**Given information**:
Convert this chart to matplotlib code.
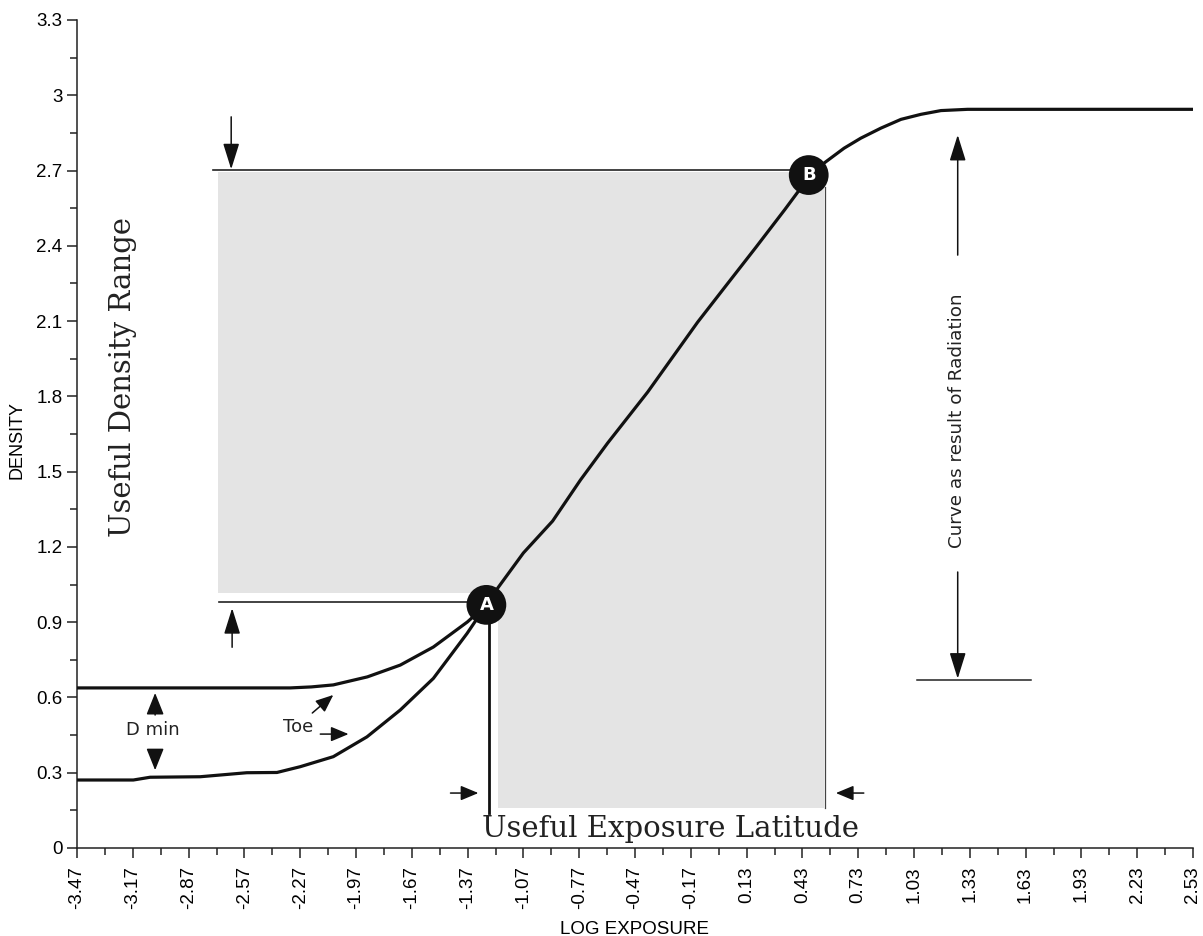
import numpy as np
import matplotlib
matplotlib.use("Agg")
import matplotlib.pyplot as plt

# ---------------- data ----------------
x_tick_labels = ["-3.47", "-3.17", "-2.87", "-2.57", "-2.27", "-1.97", "-1.67", "-1.37",
                 "-1.07", "-0.77", "-0.47", "-0.17", "0.13", "0.43", "0.73", "1.03",
                 "1.33", "1.63", "1.93", "2.23", "2.53"]
y_tick_labels = ["0", "0.3", "0.6", "0.9", "1.2", "1.5", "1.8", "2.1", "2.4", "2.7", "3", "3.3"]

# toe with higher base fog (upper curve)
upper_toe_x = [-3.47, -2.324, -2.21, -2.092, -1.909, -1.732, -1.554, -1.371, -1.269]
upper_toe_y = [0.638, 0.638, 0.642, 0.650, 0.682, 0.729, 0.801, 0.901, 0.969]

# toe with lower base fog (lower curve)
lower_toe_x = [-3.47, -3.167, -3.077, -2.808, -2.557, -2.395, -2.27, -2.092, -1.911,
               -1.732, -1.554, -1.373, -1.269]
lower_toe_y = [0.271, 0.271, 0.282, 0.284, 0.300, 0.301, 0.324, 0.364, 0.443,
               0.550, 0.676, 0.855, 0.969]

# straight-line portion and shoulder
main_x = [-1.269, -1.204, -1.070, -0.913, -0.763, -0.617, -0.402, -0.133, 0.018,
          0.179, 0.335, 0.411, 0.464, 0.556, 0.654, 0.744, 0.852, 0.960,
          1.067, 1.175, 1.318, 2.53]
main_y = [0.969, 1.040, 1.176, 1.303, 1.467, 1.614, 1.817, 2.096, 2.240,
          2.393, 2.544, 2.620, 2.682, 2.735, 2.789, 2.829, 2.869, 2.904,
          2.924, 2.939, 2.944, 2.944]

point_names = ["A", "B"]
point_x = [-1.269, 0.464]
point_y = [0.969, 2.682]

# shaded regions: (x0, x1, y0, y1)
density_range_box = (-2.711, 0.545, 1.016, 2.694)
latitude_box = (-1.209, 0.545, 0.159, 2.694)

# ---------------- figure ----------------
fig = plt.figure(figsize=(12.03, 9.36), dpi=100)
ax = fig.add_axes([77 / 1203, 88 / 936, 1116 / 1203, 828 / 936])
ax.set_xlim(-3.47, 2.53)
ax.set_ylim(0, 3.3)

for sp in ["top", "right"]:
    ax.spines[sp].set_visible(False)
for sp in ["left", "bottom"]:
    ax.spines[sp].set_linewidth(1.1)
    ax.spines[sp].set_color("#222222")

x_ticks = [float(s) for s in x_tick_labels]
y_ticks = [float(s) for s in y_tick_labels]
ax.set_xticks(x_ticks)
ax.set_xticklabels(x_tick_labels, rotation=90, family="Liberation Sans", fontsize=13.5)
ax.set_yticks(y_ticks)
ax.set_yticklabels(y_tick_labels, family="Liberation Sans", fontsize=13.5)
ax.set_xticks([(a + b) / 2 for a, b in zip(x_ticks[:-1], x_ticks[1:])], minor=True)
ax.set_yticks([(a + b) / 2 for a, b in zip(y_ticks[:-1], y_ticks[1:])], minor=True)
ax.tick_params(which="major", direction="out", length=7, width=1.1, color="#222222")
ax.tick_params(which="minor", direction="out", length=5, width=1.1, color="#222222")
ax.tick_params(axis="x", which="major", pad=6)
ax.tick_params(axis="y", which="major", pad=3.5)

ax.set_xlabel("LOG EXPOSURE", family="Liberation Sans", fontsize=13.5)
ax.xaxis.set_label_coords(0.5, -0.088)
ax.set_ylabel("DENSITY", family="Liberation Sans", fontsize=13)
ax.yaxis.set_label_coords(-0.046, 0.4928)

# shaded areas
shade = "#e4e4e4"
for (x0, x1, y0, y1) in [density_range_box, latitude_box]:
    ax.fill_between([x0, x1], [y0, y0], [y1, y1], color=shade, lw=0, zorder=1)

# reference lines
ax.plot([-2.738, 0.44], [2.702, 2.702], color="#222222", lw=1.2, zorder=2)
ax.plot([-2.706, point_x[0]], [0.981, 0.981], color="#222222", lw=1.2, zorder=2)
ax.plot([-1.253, -1.253], [point_y[0], 0.14], color="#111111", lw=2.0, zorder=2)
ax.plot([0.55, 0.55], [2.634, 0.16], color="#444444", lw=0.9, zorder=2)
ax.plot([1.045, 1.659], [0.67, 0.67], color="#222222", lw=1.1, zorder=2)

# curves
for xs, ys in [(upper_toe_x, upper_toe_y), (lower_toe_x, lower_toe_y), (main_x, main_y)]:
    ax.plot(xs, ys, color="#111111", lw=2.3, solid_capstyle="butt",
            solid_joinstyle="round", zorder=3)

# points A, B
ax.scatter(point_x, point_y, s=820, color="#111111", zorder=5, edgecolors="none")
for n, px, py in zip(point_names, point_x, point_y):
    ax.text(px, py, n, color="white", ha="center", va="center", fontsize=13,
            fontweight="bold", family="DejaVu Sans", zorder=6)

# arrows
def arrow(x0, y0, x1, y1, hl=0.8, hw=0.25, ms=20, lw=1.1):
    ax.annotate("", xy=(x1, y1), xytext=(x0, y0),
                arrowprops=dict(arrowstyle=f"-|>,head_length={hl},head_width={hw}",
                                mutation_scale=ms, lw=lw, color="#111111",
                                shrinkA=0, shrinkB=0), zorder=4)

arrow(-2.641, 2.914, -2.641, 2.705)
arrow(-2.636, 0.80, -2.636, 0.956)
arrow(1.265, 2.363, 1.265, 2.842)
arrow(1.265, 1.10, 1.265, 0.675)
arrow(-3.05, 0.53, -3.05, 0.618, hl=0.75, hw=0.3, ms=18)
arrow(-3.05, 0.39, -3.05, 0.31, hl=0.75, hw=0.3, ms=18)
arrow(-2.205, 0.538, -2.092, 0.61, hl=0.6, hw=0.25, ms=18)
arrow(-2.162, 0.454, -2.01, 0.454, hl=0.6, hw=0.25, ms=18)
arrow(-1.462, 0.219, -1.312, 0.219, hl=0.6, hw=0.25, ms=18)
arrow(0.76, 0.219, 0.61, 0.219, hl=0.6, hw=0.25, ms=18)

# texts
ax.text(-3.06, 0.47, "D min", ha="center", va="center", fontsize=13,
        family="DejaVu Sans", color="#222222")
ax.text(-2.283, 0.483, "Toe", ha="center", va="center", fontsize=13,
        family="DejaVu Sans", color="#222222")
ax.text(-0.281, 0.044, "Useful Exposure Latitude", ha="center", va="baseline",
        fontsize=21, family="DejaVu Serif", color="#222222")
ax.text(-3.179, 1.877, "Useful Density Range", ha="center", va="baseline",
        rotation=90, rotation_mode="anchor", fontsize=21, family="DejaVu Serif",
        color="#222222")
ax.text(1.288, 1.702, "Curve as result of Radiation", ha="center", va="baseline",
        rotation=90, rotation_mode="anchor", fontsize=13.2, family="DejaVu Sans",
        color="#222222")

fig.savefig("out.png", dpi=100)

**Task prompt**: Copy out all of the data word for word. Do not carry over any picture.

**Finished answer**:
Convert this chart to matplotlib code.
import numpy as np
import matplotlib
matplotlib.use("Agg")
import matplotlib.pyplot as plt

# ---------------- data ----------------
x_tick_labels = ["-3.47", "-3.17", "-2.87", "-2.57", "-2.27", "-1.97", "-1.67", "-1.37",
                 "-1.07", "-0.77", "-0.47", "-0.17", "0.13", "0.43", "0.73", "1.03",
                 "1.33", "1.63", "1.93", "2.23", "2.53"]
y_tick_labels = ["0", "0.3", "0.6", "0.9", "1.2", "1.5", "1.8", "2.1", "2.4", "2.7", "3", "3.3"]

# toe with higher base fog (upper curve)
upper_toe_x = [-3.47, -2.324, -2.21, -2.092, -1.909, -1.732, -1.554, -1.371, -1.269]
upper_toe_y = [0.638, 0.638, 0.642, 0.650, 0.682, 0.729, 0.801, 0.901, 0.969]

# toe with lower base fog (lower curve)
lower_toe_x = [-3.47, -3.167, -3.077, -2.808, -2.557, -2.395, -2.27, -2.092, -1.911,
               -1.732, -1.554, -1.373, -1.269]
lower_toe_y = [0.271, 0.271, 0.282, 0.284, 0.300, 0.301, 0.324, 0.364, 0.443,
               0.550, 0.676, 0.855, 0.969]

# straight-line portion and shoulder
main_x = [-1.269, -1.204, -1.070, -0.913, -0.763, -0.617, -0.402, -0.133, 0.018,
          0.179, 0.335, 0.411, 0.464, 0.556, 0.654, 0.744, 0.852, 0.960,
          1.067, 1.175, 1.318, 2.53]
main_y = [0.969, 1.040, 1.176, 1.303, 1.467, 1.614, 1.817, 2.096, 2.240,
          2.393, 2.544, 2.620, 2.682, 2.735, 2.789, 2.829, 2.869, 2.904,
          2.924, 2.939, 2.944, 2.944]

point_names = ["A", "B"]
point_x = [-1.269, 0.464]
point_y = [0.969, 2.682]

# shaded regions: (x0, x1, y0, y1)
density_range_box = (-2.711, 0.545, 1.016, 2.694)
latitude_box = (-1.209, 0.545, 0.159, 2.694)

# ---------------- figure ----------------
fig = plt.figure(figsize=(12.03, 9.36), dpi=100)
ax = fig.add_axes([77 / 1203, 88 / 936, 1116 / 1203, 828 / 936])
ax.set_xlim(-3.47, 2.53)
ax.set_ylim(0, 3.3)

for sp in ["top", "right"]:
    ax.spines[sp].set_visible(False)
for sp in ["left", "bottom"]:
    ax.spines[sp].set_linewidth(1.1)
    ax.spines[sp].set_color("#222222")

x_ticks = [float(s) for s in x_tick_labels]
y_ticks = [float(s) for s in y_tick_labels]
ax.set_xticks(x_ticks)
ax.set_xticklabels(x_tick_labels, rotation=90, family="Liberation Sans", fontsize=13.5)
ax.set_yticks(y_ticks)
ax.set_yticklabels(y_tick_labels, family="Liberation Sans", fontsize=13.5)
ax.set_xticks([(a + b) / 2 for a, b in zip(x_ticks[:-1], x_ticks[1:])], minor=True)
ax.set_yticks([(a + b) / 2 for a, b in zip(y_ticks[:-1], y_ticks[1:])], minor=True)
ax.tick_params(which="major", direction="out", length=7, width=1.1, color="#222222")
ax.tick_params(which="minor", direction="out", length=5, width=1.1, color="#222222")
ax.tick_params(axis="x", which="major", pad=6)
ax.tick_params(axis="y", which="major", pad=3.5)

ax.set_xlabel("LOG EXPOSURE", family="Liberation Sans", fontsize=13.5)
ax.xaxis.set_label_coords(0.5, -0.088)
ax.set_ylabel("DENSITY", family="Liberation Sans", fontsize=13)
ax.yaxis.set_label_coords(-0.046, 0.4928)

# shaded areas
shade = "#e4e4e4"
for (x0, x1, y0, y1) in [density_range_box, latitude_box]:
    ax.fill_between([x0, x1], [y0, y0], [y1, y1], color=shade, lw=0, zorder=1)

# reference lines
ax.plot([-2.738, 0.44], [2.702, 2.702], color="#222222", lw=1.2, zorder=2)
ax.plot([-2.706, point_x[0]], [0.981, 0.981], color="#222222", lw=1.2, zorder=2)
ax.plot([-1.253, -1.253], [point_y[0], 0.14], color="#111111", lw=2.0, zorder=2)
ax.plot([0.55, 0.55], [2.634, 0.16], color="#444444", lw=0.9, zorder=2)
ax.plot([1.045, 1.659], [0.67, 0.67], color="#222222", lw=1.1, zorder=2)

# curves
for xs, ys in [(upper_toe_x, upper_toe_y), (lower_toe_x, lower_toe_y), (main_x, main_y)]:
    ax.plot(xs, ys, color="#111111", lw=2.3, solid_capstyle="butt",
            solid_joinstyle="round", zorder=3)

# points A, B
ax.scatter(point_x, point_y, s=820, color="#111111", zorder=5, edgecolors="none")
for n, px, py in zip(point_names, point_x, point_y):
    ax.text(px, py, n, color="white", ha="center", va="center", fontsize=13,
            fontweight="bold", family="DejaVu Sans", zorder=6)

# arrows
def arrow(x0, y0, x1, y1, hl=0.8, hw=0.25, ms=20, lw=1.1):
    ax.annotate("", xy=(x1, y1), xytext=(x0, y0),
                arrowprops=dict(arrowstyle=f"-|>,head_length={hl},head_width={hw}",
                                mutation_scale=ms, lw=lw, color="#111111",
                                shrinkA=0, shrinkB=0), zorder=4)

arrow(-2.641, 2.914, -2.641, 2.705)
arrow(-2.636, 0.80, -2.636, 0.956)
arrow(1.265, 2.363, 1.265, 2.842)
arrow(1.265, 1.10, 1.265, 0.675)
arrow(-3.05, 0.53, -3.05, 0.618, hl=0.75, hw=0.3, ms=18)
arrow(-3.05, 0.39, -3.05, 0.31, hl=0.75, hw=0.3, ms=18)
arrow(-2.205, 0.538, -2.092, 0.61, hl=0.6, hw=0.25, ms=18)
arrow(-2.162, 0.454, -2.01, 0.454, hl=0.6, hw=0.25, ms=18)
arrow(-1.462, 0.219, -1.312, 0.219, hl=0.6, hw=0.25, ms=18)
arrow(0.76, 0.219, 0.61, 0.219, hl=0.6, hw=0.25, ms=18)

# texts
ax.text(-3.06, 0.47, "D min", ha="center", va="center", fontsize=13,
        family="DejaVu Sans", color="#222222")
ax.text(-2.283, 0.483, "Toe", ha="center", va="center", fontsize=13,
        family="DejaVu Sans", color="#222222")
ax.text(-0.281, 0.044, "Useful Exposure Latitude", ha="center", va="baseline",
        fontsize=21, family="DejaVu Serif", color="#222222")
ax.text(-3.179, 1.877, "Useful Density Range", ha="center", va="baseline",
        rotation=90, rotation_mode="anchor", fontsize=21, family="DejaVu Serif",
        color="#222222")
ax.text(1.288, 1.702, "Curve as result of Radiation", ha="center", va="baseline",
        rotation=90, rotation_mode="anchor", fontsize=13.2, family="DejaVu Sans",
        color="#222222")

fig.savefig("out.png", dpi=100)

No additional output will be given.